David Lawson, a fundraising consultant, recently enlightened our industry with the knowledge that by 2005, financial institutions will be collecting over $300 billion in management fees alone. These fees represent only 1% of the $30 trillion in assets being managed. For comparison, last year contributions in the United States totaled $212 billion. Lawson’s observation tells us at least one thing—that people have the capacity to donate more, so why don’t they?

Baker's Theory
It is my belief that the reason people do not give more money to charity is because they are not inspired.

For-profit companies spend billions of dollars to inspire people to see a movie, buy a particular car or shoe and, believe it or not, even cat food.

You know what? It’s working—people are throwing their money at this stuff, and a lot more. If you’ve ever been to a professional sporting event you’ll witness inspired people . . . people with passion . . . with a sense of belonging.
We are collectively failing to inspire donors because what and how we communicate tends to be all about us . . . our efforts . . . our good deeds—while the most inspiring thing we can say is being left unspoken.
Just as in the case of ABS, in order to inspire donors we must first align our separate visions—to see the work as they do . . . bigger and deeper.
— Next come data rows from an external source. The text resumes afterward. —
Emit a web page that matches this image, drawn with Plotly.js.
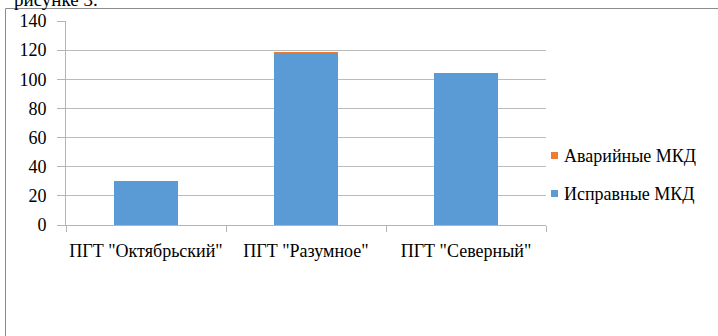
<!DOCTYPE html>
<html><head><meta charset="utf-8">
<script src="https://cdn.plot.ly/plotly-3.0.1.min.js"></script>
<style>html,body{margin:0;padding:0;background:#fff}#c{width:718px;height:336px}</style>
</head><body><div id="c"></div>
<script>
const categories = ['ПГТ "Октябрьский"', 'ПГТ "Разумное"', 'ПГТ "Северный"'];
const serviceable = [30, 118, 104];
const emergency = [0, 1, 0];
const seriesNames = ['Исправные МКД', 'Аварийные МКД'];
const seriesColors = ['#5B9BD5', '#ED7D31'];
const yTicks = [0, 20, 40, 60, 80, 100, 120, 140];
const captionText = 'рисунке 3.';

const W = 718, H = 336, L = 66, R = 546, T = 21, B = 225;
const px = x => (x - L) / (R - L);
const py = y => (B - y) / (B - T);
const FAM = 'Liberation Serif';
const mkFont = (size) => ({family: FAM, size: size, color: '#000000'});

const traces = [serviceable, emergency].map((vals, i) => ({
  type: 'bar', x: categories, y: vals, name: seriesNames[i],
  marker: {color: seriesColors[i], line: {width: 0}}, showlegend: false, hoverinfo: 'skip'
}));

const legendRows = [{i: 1, cy: 155.5}, {i: 0, cy: 193.5}];
const shapes = [
  {type: 'rect', xref: 'paper', yref: 'paper', x0: px(5.5), x1: px(760), y0: py(400), y1: py(8.5),
   line: {color: '#8c8c8c', width: 1}, fillcolor: 'rgba(0,0,0,0)', layer: 'below'}
];
const annotations = [
  {xref: 'paper', yref: 'paper', x: px(100), y: py(12), xanchor: 'right', yanchor: 'bottom',
   text: captionText, showarrow: false, font: mkFont(19)}
];
legendRows.forEach(r => {
  shapes.push({type: 'rect', xref: 'paper', yref: 'paper', x0: px(551), x1: px(558), y0: py(r.cy + 3.5), y1: py(r.cy - 3.5),
    line: {width: 0}, fillcolor: seriesColors[r.i]});
  annotations.push({xref: 'paper', yref: 'paper', x: px(562), y: py(r.cy), xanchor: 'left', yanchor: 'middle',
    text: seriesNames[r.i], showarrow: false, font: mkFont(18)});
});

const layout = {
  width: W, height: H, margin: {l: L, r: W - R, t: T, b: H - B},
  paper_bgcolor: '#fff', plot_bgcolor: '#fff', barmode: 'stack', bargap: 0.6,
  showlegend: false, font: {family: FAM, size: 18, color: '#000000'},
  xaxis: {type: 'category', showgrid: false, showline: true, linecolor: '#b4b4b4', linewidth: 1,
    ticks: 'outside', tickson: 'boundaries', ticklen: 6, tickcolor: '#b4b4b4', ticklabelstandoff: 9,
    tickangle: 0, tickfont: mkFont(18), zeroline: false, fixedrange: true},
  yaxis: {range: [0, 140], tickvals: yTicks, ticktext: yTicks.map(String), showgrid: true, gridcolor: '#bcbcbc', gridwidth: 1,
    showline: true, linecolor: '#b4b4b4', linewidth: 1, ticks: 'outside', ticklen: 8, tickcolor: '#b4b4b4',
    ticklabelstandoff: 7, tickfont: mkFont(18), zeroline: false, fixedrange: true},
  shapes: shapes, annotations: annotations
};
Plotly.newPlot('c', traces, layout, {staticPlot: true});
</script></body></html>
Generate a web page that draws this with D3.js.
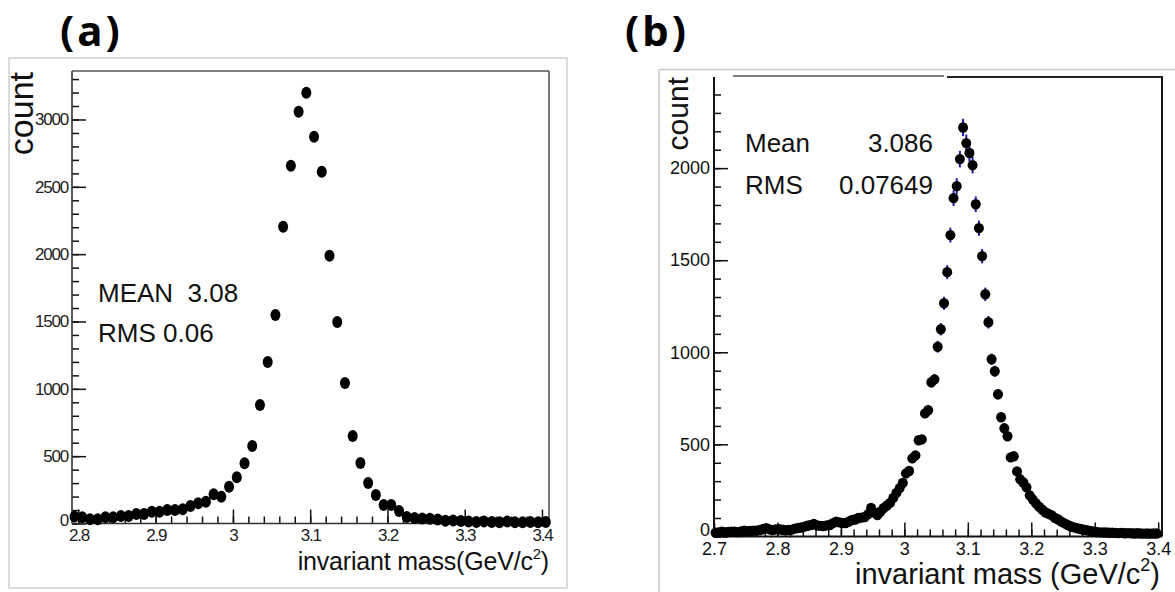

Then refocus our communication from our own activities, such as shipping, training, preserving, distributing, and coordinating and begin to remind the donors of the lives we’re saving and changing together.

Together we must help our fellow champions of philanthropy to change how they present their worthwhile causes—to focus more on the impact of their efforts for that will win the hearts of donors.
If we can collectively make this small but innovative change in our approach to fundraising and communication, more people will become inspired to give, thus there will be more money for charity. As a result, more people will be helped, making the world a better place.
Can it be that simple? Can this ideal direction provide the insight and motivation to improve the quality of life for all? Call me a dreamer, but I believe it will do just that . . .

Goodbye for now, fellow champion!

The Possible's slow fuse is lit by the Imagination.